EXERCISE DETAILS:
Using the data below, return word for word every line from the one holding "Rebuild this chart" down to the one holding "const CLEAR = 'rgba(0,0,0,0)';". Leave pictures out.

LISTED RECORDS:
* Begin *

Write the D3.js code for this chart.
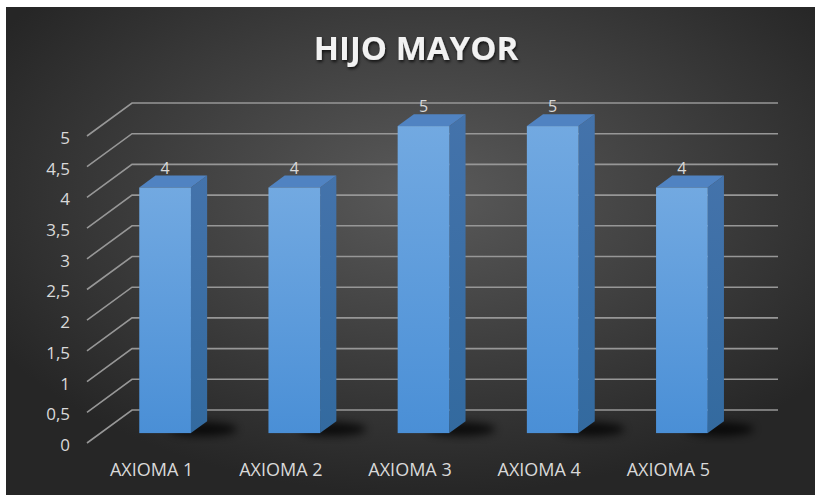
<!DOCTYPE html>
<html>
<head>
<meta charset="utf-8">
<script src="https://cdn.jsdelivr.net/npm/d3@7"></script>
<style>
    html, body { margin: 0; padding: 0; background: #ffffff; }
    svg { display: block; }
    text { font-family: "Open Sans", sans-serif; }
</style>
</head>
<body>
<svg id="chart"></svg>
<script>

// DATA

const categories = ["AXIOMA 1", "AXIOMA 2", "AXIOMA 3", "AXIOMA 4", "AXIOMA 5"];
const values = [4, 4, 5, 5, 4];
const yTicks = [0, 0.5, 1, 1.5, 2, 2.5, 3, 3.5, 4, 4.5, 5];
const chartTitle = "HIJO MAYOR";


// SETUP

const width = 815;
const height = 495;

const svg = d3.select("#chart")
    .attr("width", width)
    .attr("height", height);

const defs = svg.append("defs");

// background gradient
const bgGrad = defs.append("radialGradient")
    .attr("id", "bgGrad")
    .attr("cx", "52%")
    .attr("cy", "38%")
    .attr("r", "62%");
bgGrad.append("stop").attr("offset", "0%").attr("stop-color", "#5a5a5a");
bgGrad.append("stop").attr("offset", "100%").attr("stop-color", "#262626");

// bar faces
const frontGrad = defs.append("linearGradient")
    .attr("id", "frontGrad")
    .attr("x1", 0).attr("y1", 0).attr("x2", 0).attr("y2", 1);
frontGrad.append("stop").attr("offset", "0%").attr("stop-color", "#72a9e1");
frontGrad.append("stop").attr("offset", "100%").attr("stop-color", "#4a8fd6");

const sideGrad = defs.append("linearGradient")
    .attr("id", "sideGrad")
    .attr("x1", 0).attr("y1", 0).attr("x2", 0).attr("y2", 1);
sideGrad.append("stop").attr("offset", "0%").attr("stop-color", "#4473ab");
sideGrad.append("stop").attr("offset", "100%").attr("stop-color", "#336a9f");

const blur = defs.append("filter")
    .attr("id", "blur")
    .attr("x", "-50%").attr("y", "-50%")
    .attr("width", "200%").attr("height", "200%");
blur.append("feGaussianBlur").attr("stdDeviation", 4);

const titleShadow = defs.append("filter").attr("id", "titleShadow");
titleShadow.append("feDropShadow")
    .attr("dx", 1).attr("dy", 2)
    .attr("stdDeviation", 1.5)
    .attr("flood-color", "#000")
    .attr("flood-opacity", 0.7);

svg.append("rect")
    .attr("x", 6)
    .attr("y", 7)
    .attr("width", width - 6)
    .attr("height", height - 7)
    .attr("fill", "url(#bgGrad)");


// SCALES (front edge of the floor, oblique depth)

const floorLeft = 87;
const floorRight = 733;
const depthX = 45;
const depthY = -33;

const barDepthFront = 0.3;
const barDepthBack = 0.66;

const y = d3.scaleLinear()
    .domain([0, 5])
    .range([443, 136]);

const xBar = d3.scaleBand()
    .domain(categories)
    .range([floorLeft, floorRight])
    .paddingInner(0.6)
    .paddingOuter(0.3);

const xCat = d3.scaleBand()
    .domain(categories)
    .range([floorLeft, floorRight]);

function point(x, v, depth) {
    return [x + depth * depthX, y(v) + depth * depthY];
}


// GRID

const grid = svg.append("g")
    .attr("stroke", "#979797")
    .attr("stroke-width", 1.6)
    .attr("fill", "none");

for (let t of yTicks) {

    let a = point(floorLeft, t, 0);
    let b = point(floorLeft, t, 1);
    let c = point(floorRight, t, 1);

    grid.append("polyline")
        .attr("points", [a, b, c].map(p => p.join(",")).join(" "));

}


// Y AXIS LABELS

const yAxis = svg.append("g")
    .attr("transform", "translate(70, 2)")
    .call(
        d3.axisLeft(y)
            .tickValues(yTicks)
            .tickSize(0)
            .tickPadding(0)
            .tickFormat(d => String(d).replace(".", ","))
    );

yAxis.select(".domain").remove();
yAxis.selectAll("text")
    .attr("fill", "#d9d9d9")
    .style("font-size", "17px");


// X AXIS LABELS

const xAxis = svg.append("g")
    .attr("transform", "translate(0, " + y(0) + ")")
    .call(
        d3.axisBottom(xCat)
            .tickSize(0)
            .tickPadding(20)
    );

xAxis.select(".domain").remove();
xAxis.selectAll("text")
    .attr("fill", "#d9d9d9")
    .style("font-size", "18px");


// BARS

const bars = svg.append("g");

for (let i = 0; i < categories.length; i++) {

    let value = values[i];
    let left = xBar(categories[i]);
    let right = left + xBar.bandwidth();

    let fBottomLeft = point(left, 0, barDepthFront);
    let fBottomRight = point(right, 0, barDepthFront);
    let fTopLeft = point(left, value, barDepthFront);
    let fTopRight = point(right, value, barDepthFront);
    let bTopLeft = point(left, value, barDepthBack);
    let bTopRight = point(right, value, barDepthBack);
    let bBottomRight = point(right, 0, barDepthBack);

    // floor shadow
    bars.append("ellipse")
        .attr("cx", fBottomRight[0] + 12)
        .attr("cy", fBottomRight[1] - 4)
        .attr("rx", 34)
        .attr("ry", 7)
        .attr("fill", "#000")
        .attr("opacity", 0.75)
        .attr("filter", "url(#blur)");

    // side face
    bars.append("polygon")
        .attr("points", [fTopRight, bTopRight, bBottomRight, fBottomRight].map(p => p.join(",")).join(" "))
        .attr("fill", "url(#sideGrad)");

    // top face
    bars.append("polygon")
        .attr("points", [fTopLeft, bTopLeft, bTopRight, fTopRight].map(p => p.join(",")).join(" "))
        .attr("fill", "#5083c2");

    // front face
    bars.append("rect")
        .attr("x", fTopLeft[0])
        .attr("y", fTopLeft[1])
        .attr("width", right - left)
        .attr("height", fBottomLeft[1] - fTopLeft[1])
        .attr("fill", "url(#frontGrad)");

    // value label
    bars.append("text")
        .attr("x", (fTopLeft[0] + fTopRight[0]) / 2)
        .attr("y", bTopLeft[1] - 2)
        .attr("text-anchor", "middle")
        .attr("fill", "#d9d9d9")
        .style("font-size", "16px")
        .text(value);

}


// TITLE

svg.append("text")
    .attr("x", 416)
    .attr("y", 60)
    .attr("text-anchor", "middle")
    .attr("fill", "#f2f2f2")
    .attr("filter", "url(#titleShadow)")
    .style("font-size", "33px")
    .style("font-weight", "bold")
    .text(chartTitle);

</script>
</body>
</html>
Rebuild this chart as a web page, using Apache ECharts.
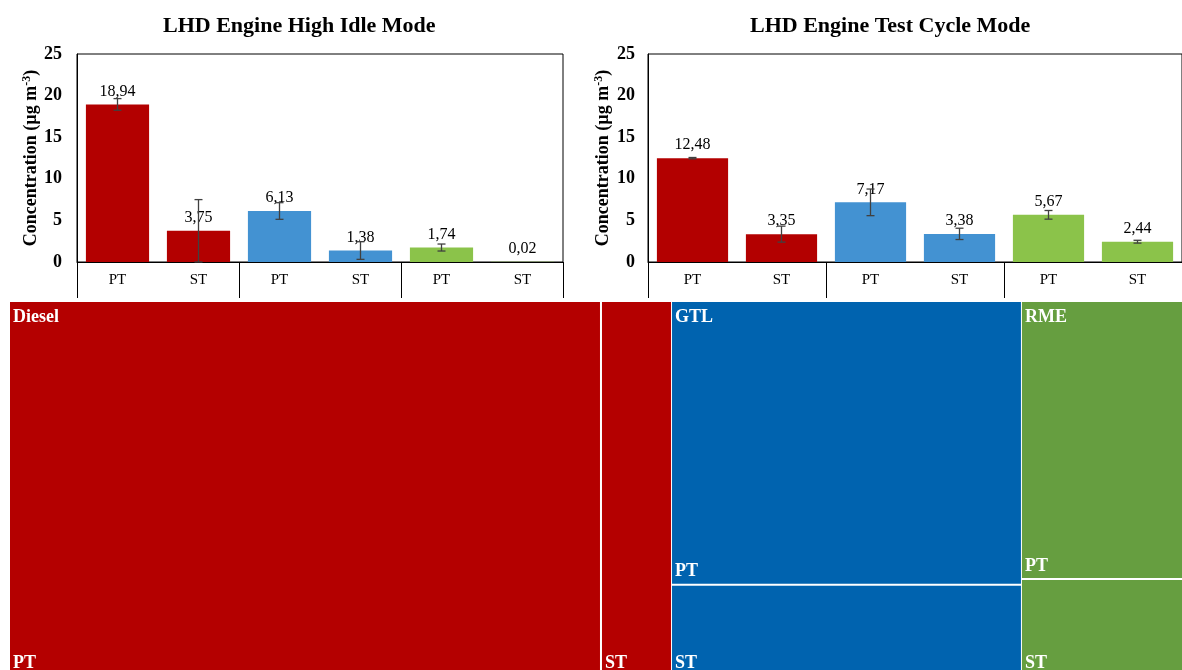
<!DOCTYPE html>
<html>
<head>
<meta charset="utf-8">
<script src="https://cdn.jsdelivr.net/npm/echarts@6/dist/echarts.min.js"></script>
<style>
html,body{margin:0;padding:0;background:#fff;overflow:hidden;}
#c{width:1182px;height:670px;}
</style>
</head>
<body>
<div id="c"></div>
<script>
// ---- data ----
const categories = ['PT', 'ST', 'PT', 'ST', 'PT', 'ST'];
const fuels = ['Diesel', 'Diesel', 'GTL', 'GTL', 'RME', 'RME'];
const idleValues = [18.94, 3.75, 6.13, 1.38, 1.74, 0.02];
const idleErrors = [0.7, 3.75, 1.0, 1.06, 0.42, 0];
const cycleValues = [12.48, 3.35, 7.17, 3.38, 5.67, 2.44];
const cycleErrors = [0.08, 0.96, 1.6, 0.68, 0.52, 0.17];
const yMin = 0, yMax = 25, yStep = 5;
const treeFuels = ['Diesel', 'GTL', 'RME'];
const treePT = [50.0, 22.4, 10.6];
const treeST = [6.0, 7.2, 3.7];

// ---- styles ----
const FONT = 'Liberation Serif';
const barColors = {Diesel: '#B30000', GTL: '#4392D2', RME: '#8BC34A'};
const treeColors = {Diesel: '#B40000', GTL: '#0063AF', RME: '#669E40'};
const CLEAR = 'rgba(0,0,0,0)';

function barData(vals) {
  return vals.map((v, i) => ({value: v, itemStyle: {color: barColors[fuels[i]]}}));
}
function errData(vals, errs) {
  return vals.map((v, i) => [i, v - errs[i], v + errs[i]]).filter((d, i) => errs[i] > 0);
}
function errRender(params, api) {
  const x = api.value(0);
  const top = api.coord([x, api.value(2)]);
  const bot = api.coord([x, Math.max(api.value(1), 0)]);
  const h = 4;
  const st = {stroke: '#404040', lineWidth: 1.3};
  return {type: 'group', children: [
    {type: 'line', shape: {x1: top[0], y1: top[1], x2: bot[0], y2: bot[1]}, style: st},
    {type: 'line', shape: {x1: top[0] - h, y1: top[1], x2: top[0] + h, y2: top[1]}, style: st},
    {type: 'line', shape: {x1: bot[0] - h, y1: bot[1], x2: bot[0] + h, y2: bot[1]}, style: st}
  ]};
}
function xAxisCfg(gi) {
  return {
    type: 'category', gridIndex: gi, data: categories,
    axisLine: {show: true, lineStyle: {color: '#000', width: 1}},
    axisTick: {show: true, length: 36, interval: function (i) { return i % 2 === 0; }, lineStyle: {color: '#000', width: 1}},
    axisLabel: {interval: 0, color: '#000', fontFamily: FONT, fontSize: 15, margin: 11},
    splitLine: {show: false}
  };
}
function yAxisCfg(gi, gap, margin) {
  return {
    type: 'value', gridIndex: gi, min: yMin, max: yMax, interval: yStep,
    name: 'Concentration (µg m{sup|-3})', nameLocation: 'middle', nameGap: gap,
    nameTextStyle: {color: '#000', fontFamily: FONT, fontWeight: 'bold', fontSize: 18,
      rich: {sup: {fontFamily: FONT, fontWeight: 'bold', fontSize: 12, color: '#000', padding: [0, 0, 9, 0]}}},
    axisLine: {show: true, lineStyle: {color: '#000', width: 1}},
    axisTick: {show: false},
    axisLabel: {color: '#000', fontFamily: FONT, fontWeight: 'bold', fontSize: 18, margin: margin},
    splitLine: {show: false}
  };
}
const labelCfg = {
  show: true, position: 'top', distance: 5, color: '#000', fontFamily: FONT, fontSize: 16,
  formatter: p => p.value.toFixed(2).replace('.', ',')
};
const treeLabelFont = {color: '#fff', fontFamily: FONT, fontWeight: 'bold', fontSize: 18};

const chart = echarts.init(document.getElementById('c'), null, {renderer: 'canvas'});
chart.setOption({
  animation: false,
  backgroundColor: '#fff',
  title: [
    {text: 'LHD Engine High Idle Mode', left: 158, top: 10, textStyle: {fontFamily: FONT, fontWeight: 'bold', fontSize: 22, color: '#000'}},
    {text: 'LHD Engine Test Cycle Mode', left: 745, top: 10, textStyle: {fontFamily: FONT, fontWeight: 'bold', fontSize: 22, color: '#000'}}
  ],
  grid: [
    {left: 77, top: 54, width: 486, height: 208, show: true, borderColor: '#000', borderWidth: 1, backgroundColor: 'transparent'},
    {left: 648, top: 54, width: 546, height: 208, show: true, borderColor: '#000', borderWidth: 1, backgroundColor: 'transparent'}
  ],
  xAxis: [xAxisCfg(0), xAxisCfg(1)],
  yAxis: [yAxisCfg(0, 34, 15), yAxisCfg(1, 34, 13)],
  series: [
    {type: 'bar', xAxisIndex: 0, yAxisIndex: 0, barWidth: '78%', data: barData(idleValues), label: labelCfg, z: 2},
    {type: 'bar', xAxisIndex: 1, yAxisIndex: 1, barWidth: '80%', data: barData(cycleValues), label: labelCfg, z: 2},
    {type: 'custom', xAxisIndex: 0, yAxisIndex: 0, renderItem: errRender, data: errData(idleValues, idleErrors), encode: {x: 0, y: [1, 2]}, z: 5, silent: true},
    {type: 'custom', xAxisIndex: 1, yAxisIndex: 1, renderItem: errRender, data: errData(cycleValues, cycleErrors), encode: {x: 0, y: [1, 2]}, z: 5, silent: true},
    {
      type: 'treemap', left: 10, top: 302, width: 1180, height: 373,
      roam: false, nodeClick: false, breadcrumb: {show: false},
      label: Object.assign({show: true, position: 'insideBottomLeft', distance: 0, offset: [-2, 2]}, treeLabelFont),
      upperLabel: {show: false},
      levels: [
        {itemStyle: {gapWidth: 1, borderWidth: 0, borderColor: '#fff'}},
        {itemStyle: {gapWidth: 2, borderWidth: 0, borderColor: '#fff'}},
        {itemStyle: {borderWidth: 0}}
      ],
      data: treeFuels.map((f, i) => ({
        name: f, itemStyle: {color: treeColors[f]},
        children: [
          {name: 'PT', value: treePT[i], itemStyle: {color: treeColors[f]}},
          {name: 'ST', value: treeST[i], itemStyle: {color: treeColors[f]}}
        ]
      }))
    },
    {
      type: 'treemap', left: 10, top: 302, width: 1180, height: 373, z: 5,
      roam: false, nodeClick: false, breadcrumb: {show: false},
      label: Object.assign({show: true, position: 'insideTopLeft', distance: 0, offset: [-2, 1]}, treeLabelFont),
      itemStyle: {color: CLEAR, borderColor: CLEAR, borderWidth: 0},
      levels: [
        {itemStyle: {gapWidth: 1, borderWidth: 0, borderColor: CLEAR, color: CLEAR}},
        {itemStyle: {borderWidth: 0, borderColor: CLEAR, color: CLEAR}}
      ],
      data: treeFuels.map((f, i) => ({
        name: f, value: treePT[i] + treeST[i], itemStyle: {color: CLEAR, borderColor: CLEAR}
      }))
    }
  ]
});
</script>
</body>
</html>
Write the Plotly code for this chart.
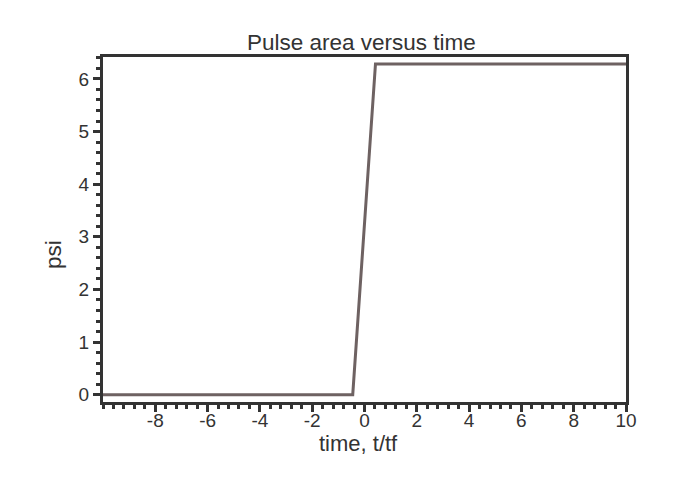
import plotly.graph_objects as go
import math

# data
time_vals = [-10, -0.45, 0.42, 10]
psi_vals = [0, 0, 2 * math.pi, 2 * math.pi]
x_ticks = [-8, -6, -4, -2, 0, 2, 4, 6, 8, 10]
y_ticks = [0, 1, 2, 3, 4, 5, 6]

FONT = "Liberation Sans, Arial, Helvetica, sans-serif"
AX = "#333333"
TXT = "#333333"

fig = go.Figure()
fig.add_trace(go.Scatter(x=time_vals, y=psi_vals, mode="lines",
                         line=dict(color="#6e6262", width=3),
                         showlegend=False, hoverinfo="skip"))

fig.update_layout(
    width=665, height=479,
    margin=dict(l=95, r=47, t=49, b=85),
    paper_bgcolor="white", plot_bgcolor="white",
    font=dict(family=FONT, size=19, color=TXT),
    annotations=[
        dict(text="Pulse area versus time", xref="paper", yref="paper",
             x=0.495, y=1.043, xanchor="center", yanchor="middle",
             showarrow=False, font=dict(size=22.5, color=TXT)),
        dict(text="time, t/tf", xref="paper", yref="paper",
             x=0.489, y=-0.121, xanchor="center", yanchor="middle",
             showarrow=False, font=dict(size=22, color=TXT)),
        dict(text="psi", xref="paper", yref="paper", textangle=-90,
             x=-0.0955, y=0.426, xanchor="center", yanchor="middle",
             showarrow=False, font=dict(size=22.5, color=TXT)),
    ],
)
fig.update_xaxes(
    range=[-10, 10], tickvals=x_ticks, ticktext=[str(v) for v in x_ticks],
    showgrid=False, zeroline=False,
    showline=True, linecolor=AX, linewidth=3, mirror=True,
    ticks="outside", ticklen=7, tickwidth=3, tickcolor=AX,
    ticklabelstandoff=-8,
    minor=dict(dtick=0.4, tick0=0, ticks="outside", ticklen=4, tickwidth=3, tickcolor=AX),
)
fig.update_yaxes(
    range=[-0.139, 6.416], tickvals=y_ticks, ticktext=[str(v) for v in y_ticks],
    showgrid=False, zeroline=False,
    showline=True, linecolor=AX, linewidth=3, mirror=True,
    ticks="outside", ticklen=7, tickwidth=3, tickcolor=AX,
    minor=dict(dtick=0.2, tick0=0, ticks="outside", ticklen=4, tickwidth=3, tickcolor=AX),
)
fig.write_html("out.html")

* End *

SOLVED EXERCISE:
Rebuild this chart as a web page, using Apache ECharts.
<!DOCTYPE html>
<html>
<head>
<meta charset="utf-8">
<script src="https://cdn.jsdelivr.net/npm/echarts@6/dist/echarts.min.js"></script>
<style>
html,body{margin:0;padding:0;background:#fff;overflow:hidden;}
#c{width:1182px;height:670px;}
</style>
</head>
<body>
<div id="c"></div>
<script>
// ---- data ----
const categories = ['PT', 'ST', 'PT', 'ST', 'PT', 'ST'];
const fuels = ['Diesel', 'Diesel', 'GTL', 'GTL', 'RME', 'RME'];
const idleValues = [18.94, 3.75, 6.13, 1.38, 1.74, 0.02];
const idleErrors = [0.7, 3.75, 1.0, 1.06, 0.42, 0];
const cycleValues = [12.48, 3.35, 7.17, 3.38, 5.67, 2.44];
const cycleErrors = [0.08, 0.96, 1.6, 0.68, 0.52, 0.17];
const yMin = 0, yMax = 25, yStep = 5;
const treeFuels = ['Diesel', 'GTL', 'RME'];
const treePT = [50.0, 22.4, 10.6];
const treeST = [6.0, 7.2, 3.7];

// ---- styles ----
const FONT = 'Liberation Serif';
const barColors = {Diesel: '#B30000', GTL: '#4392D2', RME: '#8BC34A'};
const treeColors = {Diesel: '#B40000', GTL: '#0063AF', RME: '#669E40'};
const CLEAR = 'rgba(0,0,0,0)';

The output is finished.